Baidu Rebuked for Misleading and ‘Vulgar’ Ads
A local internet regulator has taken search giant Baidu Inc. to task for allowing some of its apps to run what it called misleading and ‘vulgar’ advertisements.
The official rebuke highlights the ad-dependent company’s struggle to adapt now that search no longer serves as the primary gateway to the internet, a function increasingly claimed by social media platforms like WeChat. That change has cost Baidu, which took its first quarterly loss as a public company this year largely due to a drop-off in its core business.
The Shanghai Municipal Cyberspace Administration criticized Baidu in a statement Wednesday for displaying ads featuring overly sensational headlines, vulgar content, including ones featuring images of bikini-clad women, and misleadingly low prices for products, including one promoting a 55-inch television priced at 99 yuan ($14.34). The administration accused the company of putting its own interests ahead of “social norms” in an effort to boost clicks.
The Shanghai regulator ordered Baidu to fix its ad business and clean up the problematic posts in a statement, adding that a Baidu representative said the company would comply.

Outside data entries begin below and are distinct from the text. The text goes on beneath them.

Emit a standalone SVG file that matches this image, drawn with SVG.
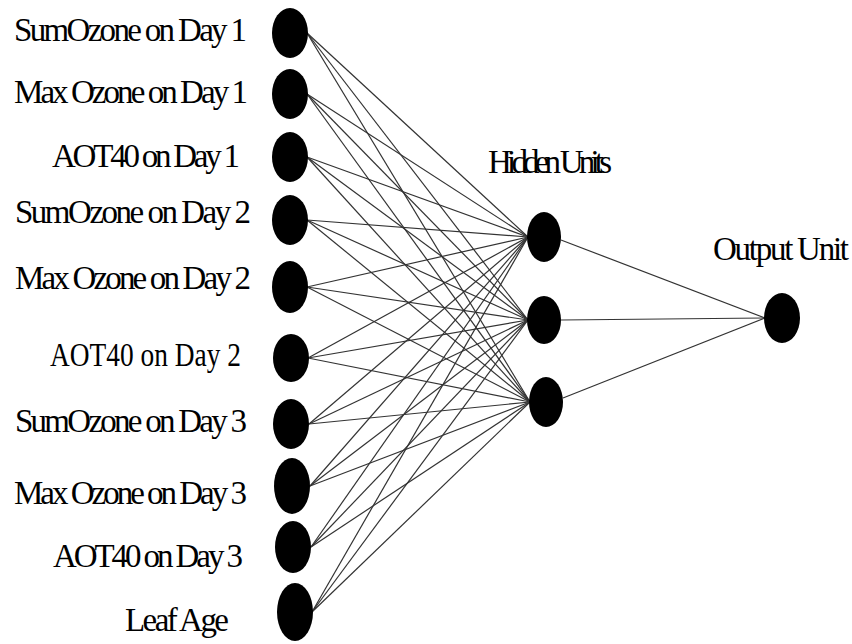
<svg xmlns="http://www.w3.org/2000/svg" width="852" height="644" viewBox="0 0 852 644">
<style>
.lbl{font-family:"Liberation Serif","Times New Roman",serif;font-size:33px;fill:#000}
.node{fill:#000}
.conn line{stroke:#333;stroke-width:1.2}
</style>
<rect width="852" height="644" fill="#fff"/>
<g class="conn">
<line x1="307" y1="33" x2="528" y2="237"/><line x1="307" y1="33" x2="528" y2="320"/><line x1="307" y1="33" x2="530" y2="402"/>
<line x1="307" y1="94" x2="528" y2="237"/><line x1="307" y1="94" x2="528" y2="320"/><line x1="307" y1="94" x2="530" y2="402"/>
<line x1="307" y1="157" x2="528" y2="237"/><line x1="307" y1="157" x2="528" y2="320"/><line x1="307" y1="157" x2="530" y2="402"/>
<line x1="307" y1="220" x2="528" y2="237"/><line x1="307" y1="220" x2="528" y2="320"/><line x1="307" y1="220" x2="530" y2="402"/>
<line x1="307" y1="287" x2="528" y2="237"/><line x1="307" y1="287" x2="528" y2="320"/><line x1="307" y1="287" x2="530" y2="402"/>
<line x1="308" y1="358" x2="528" y2="237"/><line x1="308" y1="358" x2="528" y2="320"/><line x1="308" y1="358" x2="530" y2="402"/>
<line x1="309" y1="424" x2="528" y2="237"/><line x1="309" y1="424" x2="528" y2="320"/><line x1="309" y1="424" x2="530" y2="402"/>
<line x1="310" y1="486" x2="528" y2="237"/><line x1="310" y1="486" x2="528" y2="320"/><line x1="310" y1="486" x2="530" y2="402"/>
<line x1="311" y1="547" x2="528" y2="237"/><line x1="311" y1="547" x2="528" y2="320"/><line x1="311" y1="547" x2="530" y2="402"/>
<line x1="312" y1="612" x2="528" y2="237"/><line x1="312" y1="612" x2="528" y2="320"/><line x1="312" y1="612" x2="530" y2="402"/>
<line x1="561" y1="240" x2="765" y2="318"/><line x1="561" y1="320" x2="765" y2="318"/><line x1="563" y1="398" x2="765" y2="318"/>
</g>
<g id="in1"><ellipse class="node" cx="290" cy="33" rx="18" ry="25"/><text class="lbl" x="14" y="41" textLength="233">SumOzone on Day 1</text></g>
<g id="in2"><ellipse class="node" cx="290" cy="94" rx="18" ry="25"/><text class="lbl" x="14" y="103" textLength="234">Max Ozone on Day 1</text></g>
<g id="in3"><ellipse class="node" cx="290" cy="157" rx="18" ry="25"/><text class="lbl" x="52" y="167" textLength="188">AOT40 on Day 1</text></g>
<g id="in4"><ellipse class="node" cx="290" cy="220" rx="18" ry="25"/><text class="lbl" x="15" y="223" textLength="236">SumOzone on Day 2</text></g>
<g id="in5"><ellipse class="node" cx="290" cy="287" rx="18" ry="26"/><text class="lbl" x="15" y="289" textLength="236">Max Ozone on Day 2</text></g>
<g id="in6"><ellipse class="node" cx="291" cy="358" rx="18" ry="24"/><text class="lbl" x="50" y="366" textLength="191" lengthAdjust="spacingAndGlyphs">AOT40 on Day 2</text></g>
<g id="in7"><ellipse class="node" cx="291" cy="424" rx="18" ry="25"/><text class="lbl" x="15" y="432" textLength="232">SumOzone on Day 3</text></g>
<g id="in8"><ellipse class="node" cx="292" cy="486" rx="18" ry="28"/><text class="lbl" x="14" y="504" textLength="233">Max Ozone on Day 3</text></g>
<g id="in9"><ellipse class="node" cx="293" cy="547" rx="18" ry="26"/><text class="lbl" x="53" y="567" textLength="190">AOT40 on Day 3</text></g>
<g id="in10"><ellipse class="node" cx="295" cy="612" rx="18" ry="29"/><text class="lbl" x="125" y="631" textLength="104">Leaf Age</text></g>
<g id="h1"><ellipse class="node" cx="544" cy="237" rx="17" ry="25"/></g>
<g id="h2"><ellipse class="node" cx="544" cy="320" rx="17" ry="24"/></g>
<g id="h3"><ellipse class="node" cx="546" cy="402" rx="17" ry="25"/></g>
<g id="hlabel"><text class="lbl" x="488" y="173" textLength="124">Hidden Units</text></g>
<g id="out"><ellipse class="node" cx="782" cy="318" rx="18" ry="25"/><text class="lbl" x="713" y="260" textLength="136">Output Unit</text></g>
</svg>
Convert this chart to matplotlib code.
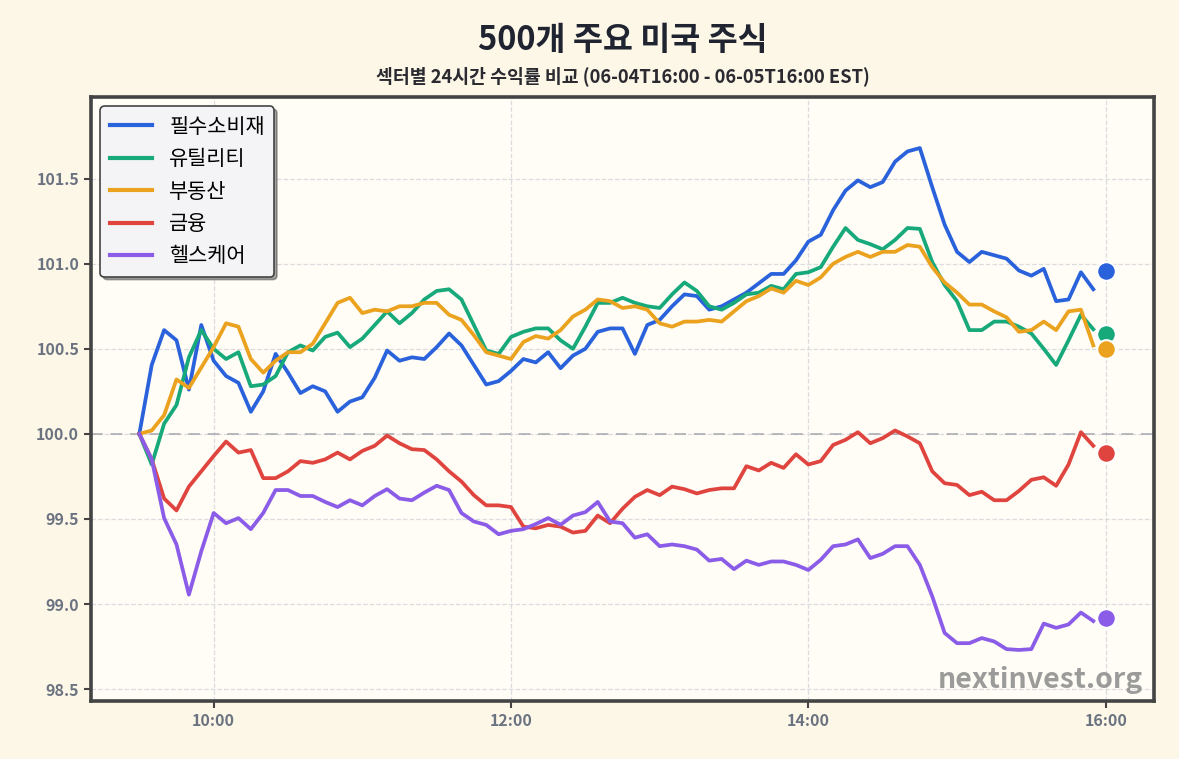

The ads with which the regulator takes issue are part of Baidu’s new business of so-called in-feed ads — embedded in newsfeeds or social media streams on mobile apps — deployed by app operators including ByteDance Ltd., Tencent Holdings Ltd. and Weibo Corp.
China’s internet has transformed in recent years with the emergence of so-called super apps like Tencent’s WeChat, which typically have their own built-in search tools. Baidu, which was the gateway to the country’s internet during the desktop era, has lost market share over the past decade with the rise of mobile.
Baidu posted its first loss in the first quarter this year since going public in 2005. The company reported a loss of 327 million yuan ($47.3 million), compared with a profit of 6.69 billion yuan the same period a year before. CEO Robin Li attributed the drop to a decline in the company’s advertising business due to a slowing economy and increased scrutiny of online content.
This isn’t the first time that the search giant has gotten into hot water over advertising. In 2016, a college student died after the company’s search engine led him to a bogus and expensive experimental cancer treatment. Baidu has since reviewed its content to remove illegal medical advertisers, the company said.